→ **Exercise aim**
Leaving the pictures out, print the lines from the first line of the listing through the line containing "return 1 - (p - T) / PH", exactly as they read, and no others.

→ **Supplied information**
* * *
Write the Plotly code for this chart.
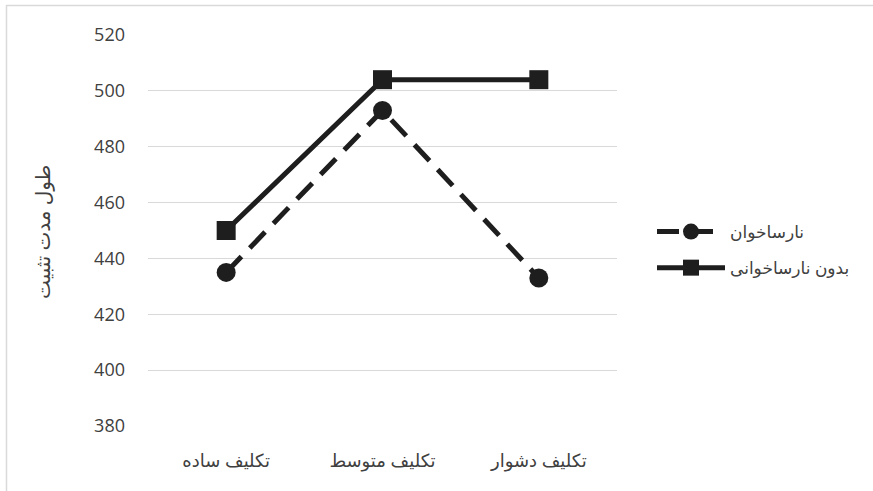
import plotly.graph_objects as go

# Task difficulty levels (x categories)
tasks = ["تکلیف ساده", "تکلیف متوسط", "تکلیف دشوار"]

# Mean fixation duration per group
dyslexic = [435, 493, 433]
non_dyslexic = [450, 504, 504]

series_names = ["نارساخوان", "بدون نارساخوانی"]

y_ticks = [380, 400, 420, 440, 460, 480, 500, 520]
y_title = "طول مدت تثبیت"

W, H = 873, 491
L, R, T, B = 148, 256, 35, 65
PW, PH = W - L - R, H - T - B

FONT = "Open Sans, DejaVu Sans, sans-serif"
TXT = "#404040"
INK = "#1e1e1e"
GRID = "#d9d9d9"

fig = go.Figure()
fig.add_trace(go.Scatter(
    x=tasks, y=dyslexic, name=series_names[0], mode="lines+markers",
    legendgroup="a",
    line=dict(color=INK, width=5, dash="22px,12px"),
    marker=dict(symbol="circle", size=19, color=INK),
))
fig.add_trace(go.Scatter(
    x=tasks, y=non_dyslexic, name=series_names[1], mode="lines+markers",
    legendgroup="b",
    line=dict(color=INK, width=5),
    marker=dict(symbol="square", size=19, color=INK),
))

def px_x(p):
    return (p - L) / PW

def px_y(p):
    return 1 - (p - T) / PH

fig.update_layout(
    width=W, height=H,
    margin=dict(l=L, r=R, t=T, b=B, pad=0, autoexpand=False),
    paper_bgcolor="white", plot_bgcolor="white",
    font=dict(family=FONT, size=18, color=TXT),
    showlegend=True,
    legend=dict(
        x=px_x(652), y=px_y(214), xanchor="left", yanchor="top",
        itemwidth=68, font=dict(size=17, color=TXT),
        bgcolor="rgba(0,0,0,0)", tracegroupgap=11,
    ),
    xaxis=dict(
        range=[-0.5, 2.5],
        showgrid=False, showline=False, zeroline=False, ticks="",
        tickfont=dict(size=18, color=TXT), ticklabelstandoff=22,
    ),
    yaxis=dict(
        range=[380, 520], tickvals=y_ticks, showgrid=True, gridcolor=GRID,
        gridwidth=1.3, zeroline=False, showline=False, ticks="",
        tickfont=dict(size=18, color=TXT), ticklabelstandoff=22,
    ),
    annotations=[dict(
        text=y_title, textangle=-90, showarrow=False,
        xref="paper", yref="paper", x=px_x(42), y=px_y(232),
        xanchor="center", yanchor="middle",
        font=dict(size=20, color=TXT),
    )],
    shapes=[
        dict(type="line", xref="paper", yref="paper",
             x0=px_x(6.5), x1=px_x(6.5), y0=px_y(5), y1=px_y(H + 5),
             line=dict(color=GRID, width=1.5)),
        dict(type="line", xref="paper", yref="paper",
             x0=px_x(6), x1=px_x(W + 5), y0=px_y(5.5), y1=px_y(5.5),
             line=dict(color=GRID, width=1.5)),
    ],
)

fig.write_html("out.html")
* * *
→ **Correct answer**
Write the Plotly code for this chart.
import plotly.graph_objects as go

# Task difficulty levels (x categories)
tasks = ["تکلیف ساده", "تکلیف متوسط", "تکلیف دشوار"]

# Mean fixation duration per group
dyslexic = [435, 493, 433]
non_dyslexic = [450, 504, 504]

series_names = ["نارساخوان", "بدون نارساخوانی"]

y_ticks = [380, 400, 420, 440, 460, 480, 500, 520]
y_title = "طول مدت تثبیت"

W, H = 873, 491
L, R, T, B = 148, 256, 35, 65
PW, PH = W - L - R, H - T - B

FONT = "Open Sans, DejaVu Sans, sans-serif"
TXT = "#404040"
INK = "#1e1e1e"
GRID = "#d9d9d9"

fig = go.Figure()
fig.add_trace(go.Scatter(
    x=tasks, y=dyslexic, name=series_names[0], mode="lines+markers",
    legendgroup="a",
    line=dict(color=INK, width=5, dash="22px,12px"),
    marker=dict(symbol="circle", size=19, color=INK),
))
fig.add_trace(go.Scatter(
    x=tasks, y=non_dyslexic, name=series_names[1], mode="lines+markers",
    legendgroup="b",
    line=dict(color=INK, width=5),
    marker=dict(symbol="square", size=19, color=INK),
))

def px_x(p):
    return (p - L) / PW

def px_y(p):
    return 1 - (p - T) / PH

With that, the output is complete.